The idea that revolution – real revolution – lies in an accumulation of minor changes in daily life, as opposed to violent uprisings in the streets, is finding increasing popularity, in particular among the media literate who proliferate trends with ever-increasing technical expertise. This idea is Adam Thirlwell’s point of departure in his most recent publication, Kapow!, a novel about the Arab Spring, set in Tahrir Square in 2011.
Accordingly, riots play only a minor role in the novel. For Thirlwell, the true needle bursting fundamentalist Islamic bubbles one after another, is pop culture. “Kapow!” spells out the cartoon sound for violence.
Uprisings are both the backdrop and a metaphor for the story, which is a love triangle.

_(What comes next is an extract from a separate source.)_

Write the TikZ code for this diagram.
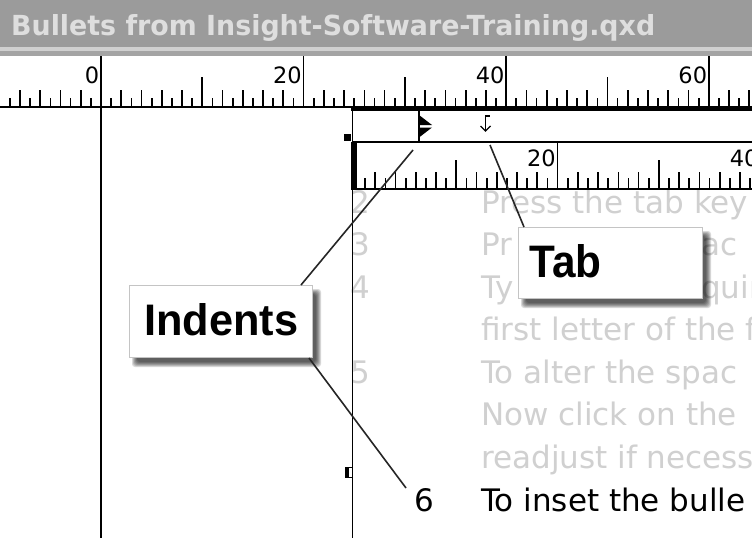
\documentclass[tikz,border=0pt]{standalone}
\usepackage{fontspec}
\usepackage{graphicx}
\newfontfamily\djv{DejaVu Sans}
\newfontfamily\lib{Liberation Sans}
\definecolor{titlegray}{HTML}{9B9B9B}
\definecolor{titletext}{HTML}{DEDEDE}
\definecolor{stripelight}{HTML}{D0D0D0}
\definecolor{stripegray}{HTML}{A4A4A4}
\definecolor{ghost}{HTML}{D0D0D0}
\definecolor{boxborder}{HTML}{C4C4C4}
\tikzset{
  ghosttext/.style={anchor=base west, inner sep=0pt, text=ghost, font=\djv\fontsize{31}{31}\selectfont},
  blacktext/.style={anchor=base west, inner sep=0pt, text=black, font=\djv\fontsize{31}{31}\selectfont},
  rulenum/.style={anchor=base east, inner sep=0pt, font=\djv\fontsize{22.5}{22.5}\selectfont},
  tickline/.style={line width=1.7pt},
  conn/.style={line width=1.6pt, black!85},
  labelbox/.style={draw=boxborder, fill=white, line width=1pt, inner sep=0pt, anchor=north west},
  shadowlayer/.style={fill=black, opacity=0.15, rounded corners=3pt}
}
\begin{document}
\begin{tikzpicture}[x=1pt,y=-1pt]
\path[use as bounding box] (0,0) rectangle (752,538);
\clip (0,0) rectangle (752,538);
\fill[white] (0,0) rectangle (752,538);

% ---- list text ----
\node[ghosttext] (n2) at (350,213) {2};
\node[ghosttext] (l2) at (481,213) {Press the tab key};
\node[ghosttext] (n3) at (350,255.6) {3};
\node[ghosttext] (l3a) at (481,255.6) {Pr};
\node[ghosttext] (l3b) at (701,255.6) {ac};
\node[ghosttext] (n4) at (350,298.1) {4};
\node[ghosttext] (l4a) at (481,298.1) {Ty};
\node[ghosttext] (l4b) at (701,298.1) {quir};
\node[ghosttext] (l4c) at (481,340.7) {first letter of the f};
\node[ghosttext] (n5) at (350,383.3) {5};
\node[ghosttext] (l5) at (481,383.3) {To alter the spac};
\node[ghosttext] (l5b) at (481,425.9) {Now click on the};
\node[ghosttext] (l5c) at (481,468.4) {readjust if necess};
\node[blacktext] (n6) at (414,511) {6};
\node[blacktext] (l6) at (481,511) {To inset the bulle};

% ---- title bar ----
\fill[titlegray] (0,0) rectangle (752,47);
\fill[stripelight] (0,47) rectangle (752,50.5);
\fill[stripegray] (0,50.5) rectangle (752,56);
\node[anchor=base west, inner sep=0pt, text=titletext] (title) at (11,35)
  {\resizebox{644pt}{21pt}{\djv\bfseries Bullets from Insight-Software-Training.qxd}};

% ---- top ruler ----
\fill[white] (0,56) rectangle (752,107);
\foreach \k in {-9,...,64}{
  \pgfmathsetmacro\xx{101+10.13*\k}
  \pgfmathtruncatemacro\mten{mod(abs(\k),10)}
  \pgfmathtruncatemacro\mtwo{mod(abs(\k),2)}
  \pgfmathtruncatemacro\mtw{mod(abs(\k),20)}
  \ifnum\mtw=0 \def\ytop{56}\else\ifnum\mten=0 \def\ytop{77}\else\ifnum\mtwo=0 \def\ytop{90}\else\def\ytop{98}\fi\fi\fi
  \draw[tickline] (\xx,\ytop) -- (\xx,107);
}
\node[rulenum] (r0) at (99.5,83) {0};
\node[rulenum] (r20) at (302,83) {20};
\node[rulenum] (r40) at (504.7,83) {40};
\node[rulenum] (r60) at (707.3,83) {60};
\draw[line width=2.4pt] (0,107) -- (752,107);

% ---- text box header ----
\fill[white] (352,108) rectangle (752,190);
\draw[line width=3.2pt] (351,109.6) -- (752,109.6);
\draw[line width=1.6pt] (352,142) -- (752,142);
\draw[line width=1.3pt] (419,110) -- (419,142);
\draw[line width=1.5pt] (352.5,108) -- (352.5,142);
\fill (419,115) -- (432,125) -- (419,125) -- cycle;
\fill (419,127.5) -- (432,127.5) -- (419,137.5) -- cycle;
% tab stop marker
\node[inner sep=0pt, minimum size=14pt] (tabmark) at (486,124) {};
\draw[line width=1.4pt] (485.5,116) -- (485.5,131);
\draw[line width=1.4pt] (485,116) -- (490,116);
\draw[line width=1.4pt] (480.5,126) -- (485.5,131) -- (490.5,126);
% inner ruler ticks
\foreach \k in {1,...,39}{
  \pgfmathsetmacro\xx{355+10.13*\k}
  \pgfmathtruncatemacro\mten{mod(\k,10)}
  \pgfmathtruncatemacro\mtwo{mod(\k,2)}
  \pgfmathtruncatemacro\mtw{mod(\k,20)}
  \ifnum\mtw=0 \def\ytop{142}\else\ifnum\mten=0 \def\ytop{160}\else\ifnum\mtwo=0 \def\ytop{172}\else\def\ytop{178}\fi\fi\fi
  \draw[tickline] (\xx,\ytop) -- (\xx,189);
}
\node[rulenum] (i20) at (556,166.5) {20};
\node[rulenum] (i40) at (758.6,166.5) {40};
\draw[line width=2.8pt] (352,189) -- (752,189);
\fill (351,142) rectangle (357,190.3);

% ---- vertical guides ----
\draw[line width=1.6pt] (101,56) -- (101,538);
\draw[line width=1.6pt] (352.5,190) -- (352.5,538);
% handles
\fill (344,134) rectangle (350.5,141);
\filldraw[fill=white, line width=0.8pt] (345,467) rectangle (352,477);
\fill (345,467) rectangle (349,477);

% ---- connector end points ----
\coordinate (tabfoot) at (490,145);
\coordinate (indmark) at (413,150);
\coordinate (sixpt) at (406,488);

% ---- label boxes ----
\foreach \s in {0,...,5}{
  \fill[shadowlayer] (518+3+\s,227+4+\s) rectangle (702+9-\s,298+10-\s);
  \fill[shadowlayer] (129+3+\s,285+4+\s) rectangle (312+9-\s,357+10-\s);
}
\node[labelbox, minimum width=184pt, minimum height=71pt] (tabbox) at (518,227) {};
\node[labelbox, minimum width=183pt, minimum height=72pt] (indbox) at (129,285) {};
\draw[conn] (tabfoot) -- ([xshift=6pt]tabbox.north west);
\draw[conn] (indmark) -- ([xshift=-12pt]indbox.north east);
\draw[conn] ([xshift=-4pt]indbox.south east) -- (sixpt);
\node[anchor=base west, inner sep=0pt] (tabtext) at (529.5,277)
  {\resizebox{72pt}{33pt}{\lib\bfseries Tab}};
\node[anchor=base west, inner sep=0pt] (indtext) at (144,335)
  {\resizebox{154pt}{32pt}{\lib\bfseries Indents}};
\end{tikzpicture}
\end{document}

Nigora, the heroine, is married to Rustam, a media-grouch, who stands for everything old, such as unfashionable gym socks, cassettes, and even burkas. Nigora finds herself increasingly attracted to Ahmad, a tech-savvy hipster in Brooklyn glasses, who makes movies on his digital camera. Ahmad believes that private life – meaning drugs and food, books and movies, fashion and sex – is “larger than the revolution.” It is. His activities have expanded his horizon beyond the borders of Egypt and they connect him in style and thinking with youth cultures around the world.
They connect him, most importantly, to Thirlwell’s narrator, a stoned young Jewish man in a London taxi on his way to a hipster lesbian joint. By introducing a Jewish narrator, as the author explains in a video interview, he intended to tell the story from what at first appears to be a great distance, as measured by geography, culture and religion. But these criteria, as Thirlwell seems to suggest, are no longer pivotal. Much more important are the references in communication, entertainment, style and even food, which the figures share across borders, geographical and religious.
Popular culture as a conciliatory force not only informs the plot of the novel, it also makes its mark in the text’s appearance. Dialogues from films and descriptions of consumer goods here come in the shape of text design. Passages – single sentences or whole paragraphs – are inserted in various formations into the text. Kapow! develops an aesthetics of digression, both literary and visual. In the words of the inebriated narrator: “I was imagining a story that was made up of so many digressions and evasions that in order to make it readable it would need to be divided into every direction.” The digressions provide the novel an undeniably stylish look (though they also make for a somewhat bumpy read in what is already a demanding literary experiment). The point is: style – lifestyle – is crucial. It might, according to Kapow!, play a role in international, interreligious and intercultural understanding.